In this allusive and allegorical tale, a French intelligence officer chases an unlikely quarry across continents.
Assem Graieb—his pseudonym redolent of Abu Ghraib, the infamous prison—is “a killer for the Republic, constantly on the hunt for new targets.” His travels have taken him from France to Africa, the Middle East, Asia, and now he’s after an American, “a solid guy” who has gotten caught up in the drug trade out of Afghanistan, his mission to assess and then eliminate. Along the way, he falls in with Mariam, an archaeologist who hides an ancient statue in his luggage, the safest hiding place she can think of. The statue, of an ancient deity, is just a step ahead of being erased from history by the idolatry-despising foot soldiers of the Islamic State group, and Sullivan Sicoh, the object of Assem’s hunt, wouldn’t hesitate to put it on the market alongside his other wares. They have their rationale, and so does Mariam, and so does Assem. The story would be a terse procedural if confined to this century, but Prix Goncourt winner Gaudé complicates it with interspersed tales of other warriors across the centuries, from Hannibal to Ulysses S. Grant and Haile Selassie (“He is just a rat fleeing from the eyes of the Italian eagle that wants to devour him”), none of them strangers to desperate fights.
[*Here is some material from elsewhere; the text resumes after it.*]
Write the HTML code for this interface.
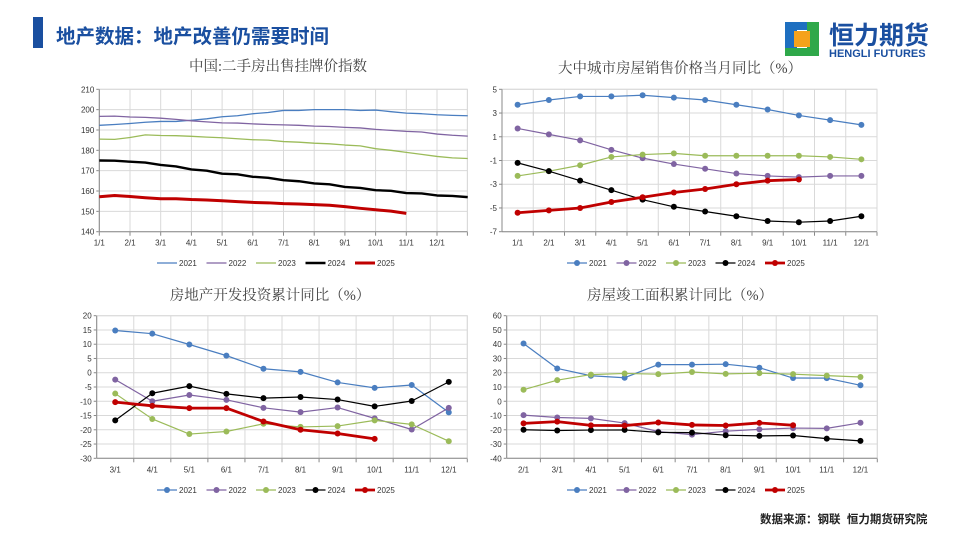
<!DOCTYPE html>
<html><head><meta charset="utf-8">
<style>
html,body{margin:0;padding:0;background:#fff;}
body{width:960px;height:540px;position:relative;overflow:hidden;font-family:"Liberation Sans","Noto Sans CJK SC",sans-serif;}
#hdrbar{position:absolute;left:33px;top:17px;width:10px;height:31px;background:#1a4fa0;}
#hdr{position:absolute;left:56px;top:20px;font-size:19.5px;font-weight:bold;color:#1a4fa0;}
#foot{position:absolute;left:760px;top:511px;font-size:11.5px;font-weight:bold;color:#222;}
svg{position:absolute;left:0;top:0;}
</style></head><body>
<div id="hdrbar"></div>
<div id="hdr">地产数据：地产改善仍需要时间</div>
<div id="foot">数据来源：钢联&nbsp;&nbsp;恒力期货研究院</div>
<svg id="logo" width="960" height="540">
  <rect x="785" y="22" width="12" height="34" fill="#1e6fc0"/>
  <rect x="785" y="22" width="34" height="8" fill="#1e6fc0"/>
  <rect x="807" y="22" width="12" height="34" fill="#2fa84a"/>
  <rect x="785" y="48" width="34" height="8" fill="#2fa84a"/>
  <rect x="794" y="31" width="16" height="16" fill="#f5a21b"/>
  <text x="829" y="44" font-size="25" font-weight="bold" fill="#1a4fa0" font-family="Liberation Sans, Noto Sans CJK SC, sans-serif">恒力期货</text>
  <text x="829" y="57" font-size="11" font-weight="bold" fill="#1a4fa0" font-family="Liberation Sans, sans-serif">HENGLI FUTURES</text>
</svg>
<svg id="charts" width="960" height="540"></svg>
<script>
const years = ["2021","2022","2023","2024","2025"];
const colors = ["#4a7ec0","#8064a2","#9bbb59","#000000","#c00000"];

// Chart 1: second-hand listing price index (semi-monthly points t=1..13)
const c1T = [1,1.5,2,2.5,3,3.5,4,4.5,5,5.5,6,6.5,7,7.5,8,8.5,9,9.5,10,10.5,11,11.5,12,12.5,13];
const c1Months = ["1/1","2/1","3/1","4/1","5/1","6/1","7/1","8/1","9/1","10/1","11/1","12/1"];
const c1Ticks = [140,150,160,170,180,190,200,210];
const c1S2021 = [192.3,192.7,193.2,193.8,194.2,194.2,194.8,195.5,196.5,197,198,198.6,199.6,199.6,200,200,200,199.6,199.8,199,198.3,198,197.5,197.2,197];
const c1S2022 = [196.7,196.8,196.4,196.2,195.8,195.2,194.5,194,193.5,193.4,193,192.7,192.5,192.3,191.9,191.7,191.3,191,190.3,189.8,189.3,189,188,187.4,187];
const c1S2023 = [185.5,185.4,186.3,187.6,187.3,187.2,186.9,186.5,186.2,185.7,185.2,185,184.3,184,183.5,183.2,182.6,182.2,180.8,180,179,178,177,176.3,176];
const c1S2024 = [175,174.9,174.4,174,172.8,172.1,170.6,170,168.5,168.2,167,166.5,165.3,164.8,163.7,163.3,162,161.5,160.4,160.1,159,158.8,157.8,157.6,157];
const c1S2025 = [157.2,157.8,157.3,156.7,156.2,156.2,155.8,155.6,155.2,154.8,154.4,154.2,153.8,153.6,153.3,153,152.3,151.5,150.8,150.1,149,null,null,null,null];

// Chart 2: 70-city price yoy
const c2Cats = ["1/1","2/1","3/1","4/1","5/1","6/1","7/1","8/1","9/1","10/1","11/1","12/1"];
const c2Ticks = [-7,-5,-3,-1,1,3,5];
const c2S2021 = [3.7,4.1,4.4,4.4,4.5,4.3,4.1,3.7,3.3,2.8,2.4,2.0];
const c2S2022 = [1.7,1.2,0.7,-0.1,-0.8,-1.3,-1.7,-2.1,-2.3,-2.4,-2.3,-2.3];
const c2S2023 = [-2.3,-1.9,-1.4,-0.7,-0.5,-0.4,-0.6,-0.6,-0.6,-0.6,-0.7,-0.9];
const c2S2024 = [-1.2,-1.9,-2.7,-3.5,-4.3,-4.9,-5.3,-5.7,-6.1,-6.2,-6.1,-5.7];
const c2S2025 = [-5.4,-5.2,-5.0,-4.5,-4.1,-3.7,-3.4,-3.0,-2.7,-2.6];

// Chart 3: real estate investment cumulative yoy
const c3Cats = ["3/1","4/1","5/1","6/1","7/1","8/1","9/1","10/1","11/1","12/1"];
const c3Ticks = [-30,-25,-20,-15,-10,-5,0,5,10,15,20];
const c3S2021 = [14.8,13.7,9.9,6,1.4,0.3,-3.4,-5.3,-4.3,-13.9];
const c3S2022 = [-2.4,-10,-7.8,-9.5,-12.3,-13.8,-12.2,-16,-19.9,-12.3];
const c3S2023 = [-7.3,-16.2,-21.5,-20.6,-17.9,-19,-18.7,-16.7,-18.1,-24];
const c3S2024 = [-16.7,-7.2,-4.7,-7.4,-8.9,-8.5,-9.4,-11.8,-9.9,-3.2];
const c3S2025 = [-10.3,-11.6,-12.4,-12.4,-17.1,-20,-21.3,-23.2];

// Chart 4: completion area cumulative yoy
const c4Cats = ["2/1","3/1","4/1","5/1","6/1","7/1","8/1","9/1","10/1","11/1","12/1"];
const c4Ticks = [-40,-30,-20,-10,0,10,20,30,40,50,60];
const c4S2021 = [40.5,23,17.9,16.5,25.7,25.7,26,23.5,16.3,16.2,11.2];
const c4S2022 = [-9.7,-11.4,-12,-15.3,-21.3,-23.4,-21,-19.7,-18.8,-19,-15.1];
const c4S2023 = [8.1,14.8,18.7,19.5,19,20.5,19.2,19.7,19,18,17];
const c4S2024 = [-20,-20.5,-20.2,-20.1,-21.8,-22,-23.8,-24.3,-24,-26.2,-27.8];
const c4S2025 = [-15.5,-14.3,-16.9,-17.1,-14.9,-16.6,-17,-15.2,-16.8];

const NS = "http://www.w3.org/2000/svg";
const svg = document.getElementById("charts");
function mk(tag, attrs, parent){
  const e = document.createElementNS(NS, tag);
  for (const k in attrs) e.setAttribute(k, attrs[k]);
  (parent||svg).appendChild(e);
  return e;
}
const FONT = "Liberation Sans, Noto Sans CJK SC, sans-serif";

function drawChart(cfg){
  const widths = cfg.widths;
  const g = mk("g", {});
  
  
  const {L,R,T,B,ymin,ymax} = cfg;
  const yS = v => B - (v - ymin) / (ymax - ymin) * (B - T);
  const xS = cfg.xS;
  const tt = mk("text", {x:cfg.titleX, y:cfg.titleY, "font-size":14.5, fill:"#444", "text-anchor":"middle", "font-family":"Liberation Serif, Noto Serif CJK SC, serif"}, g);
  tt.textContent = cfg.title;
  
  
  cfg.ticks.forEach(v => {
    const y = yS(v);
    if (v !== ymin) mk("line", {x1:L, x2:R, y1:y, y2:y, stroke:"#d9d9d9", "stroke-width":1}, g);
    const t = mk("text", {x:L-5, y:y+3, "font-size":8, fill:"#333", "text-anchor":"end", "font-family":FONT}, g);
    t.textContent = v;
    
    
    mk("line", {x1:L-3, x2:L, y1:y, y2:y, stroke:"#888"}, g);
  });
  cfg.vgrid.forEach(x => {
    mk("line", {x1:x, x2:x, y1:T, y2:B, stroke:"#d9d9d9", "stroke-width":1}, g);
    mk("line", {x1:x, x2:x, y1:B, y2:B+4, stroke:"#888"}, g);
  });
  mk("rect", {x:L, y:T, width:R-L, height:B-T, fill:"none", stroke:"#d9d9d9"}, g);
  mk("line", {x1:L, x2:L, y1:T, y2:B, stroke:"#888"}, g);
  mk("line", {x1:L, x2:R, y1:B, y2:B, stroke:"#888"}, g);
  cfg.xLabels.forEach(([x, lab]) => {
    const t = mk("text", {x:x, y:B+14, "font-size":8, fill:"#333", "text-anchor":"middle", "font-family":FONT}, g);
    t.textContent = lab;
    
    
  });
  cfg.series.forEach((s, i) => {
    const pts = [];
    s.forEach((v, j) => { if (v !== null && v !== undefined) pts.push([xS(j), yS(v)]); });
    const p = mk("polyline", {points: pts.map(p=>p.join(",")).join(" "), fill:"none", stroke:colors[i], "stroke-width":widths[i], "stroke-linejoin":"round"}, g);
    
    
    if (cfg.markers) pts.forEach(pt => {
      const c = mk("circle", {cx:pt[0], cy:pt[1], r:3, fill:colors[i]}, g);
      
      
    });
  });
  years.forEach((yr, i) => {
    const lx = cfg.legX + i * 49.5, ly = cfg.legY;
    const lg = mk("g", {}, g);
    
    
    mk("line", {x1:lx, x2:lx+20, y1:ly, y2:ly, stroke:colors[i], "stroke-width":widths[i]}, lg);
    if (cfg.markers) mk("circle", {cx:lx+10, cy:ly, r:3, fill:colors[i]}, lg);
    const t = mk("text", {x:lx+22, y:ly+3, "font-size":8, fill:"#333", "font-family":FONT}, lg);
    t.textContent = yr;
  });
}

const wThick24 = [1.3,1.3,1.3,2.4,3];
const wThin24 = [1.2,1.2,1.2,1.2,2.8];

(function(){
  const L=99.3, R=467.4, mw=30.7;
  const xm = t => L + (t-1)*mw;
  drawChart({name:"chart-listing-price-index", title:"中国:二手房出售挂牌价指数", titleX:278, titleY:71,
    L, R, T:89.3, B:231.7, ymin:140, ymax:210, ticks:c1Ticks, widths:wThick24,
    xS: j => xm(c1T[j]),
    vgrid: c1Months.map((m,i)=>xm(i+1)).concat([R]),
    xLabels: c1Months.map((m,i)=>[xm(i+1), m]),
    series:[c1S2021,c1S2022,c1S2023,c1S2024,c1S2025], markers:false, legX:157, legY:263});
})();
(function(){
  const L=502, R=877, bw=(R-L)/c2Cats.length;
  drawChart({name:"chart-city-price-yoy", title:"大中城市房屋销售价格当月同比（%）", titleX:680, titleY:73,
    L, R, T:89.3, B:231.7, ymin:-7, ymax:5, ticks:c2Ticks, widths:wThin24,
    xS: j => L + (j+0.5)*bw,
    vgrid: c2Cats.map((c,i)=>L+(i+1)*bw),
    xLabels: c2Cats.map((c,i)=>[L+(i+0.5)*bw, c]),
    series:[c2S2021,c2S2022,c2S2023,c2S2024,c2S2025], markers:true, legX:567, legY:263});
})();
(function(){
  const L=96.7, R=467.3, bw=(R-L)/c3Cats.length;
  drawChart({name:"chart-investment-yoy", title:"房地产开发投资累计同比（%）", titleX:270, titleY:300,
    L, R, T:315.7, B:458.3, ymin:-30, ymax:20, ticks:c3Ticks, widths:wThin24,
    xS: j => L + (j+0.5)*bw,
    vgrid: c3Cats.map((c,i)=>L+(i+1)*bw),
    xLabels: c3Cats.map((c,i)=>[L+(i+0.5)*bw, c]),
    series:[c3S2021,c3S2022,c3S2023,c3S2024,c3S2025], markers:true, legX:157, legY:490});
})();
(function(){
  const L=506.7, R=877.3, bw=(R-L)/c4Cats.length;
  drawChart({name:"chart-completion-yoy", title:"房屋竣工面积累计同比（%）", titleX:680, titleY:300,
    L, R, T:315.7, B:458.3, ymin:-40, ymax:60, ticks:c4Ticks, widths:wThin24,
    xS: j => L + (j+0.5)*bw,
    vgrid: c4Cats.map((c,i)=>L+(i+1)*bw),
    xLabels: c4Cats.map((c,i)=>[L+(i+0.5)*bw, c]),
    series:[c4S2021,c4S2022,c4S2023,c4S2024,c4S2025], markers:true, legX:567, legY:490});
})();
</script>
</body></html>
Gaudé’s purpose in blending these characters from many times and places is not immediately evident, but he writes with a philosophical eye to history and the constant, unerring habit of time to want to obliterate all the accomplishments of our kind: “And he knows in that instant,” Gaudé writes, poetically, “that everything has truly been erased, that he has managed to escape from who he was."
As a story, Gaudé’s latest is a modest accomplishment itself, but it is rich in philosophical possibilities that make it memorable.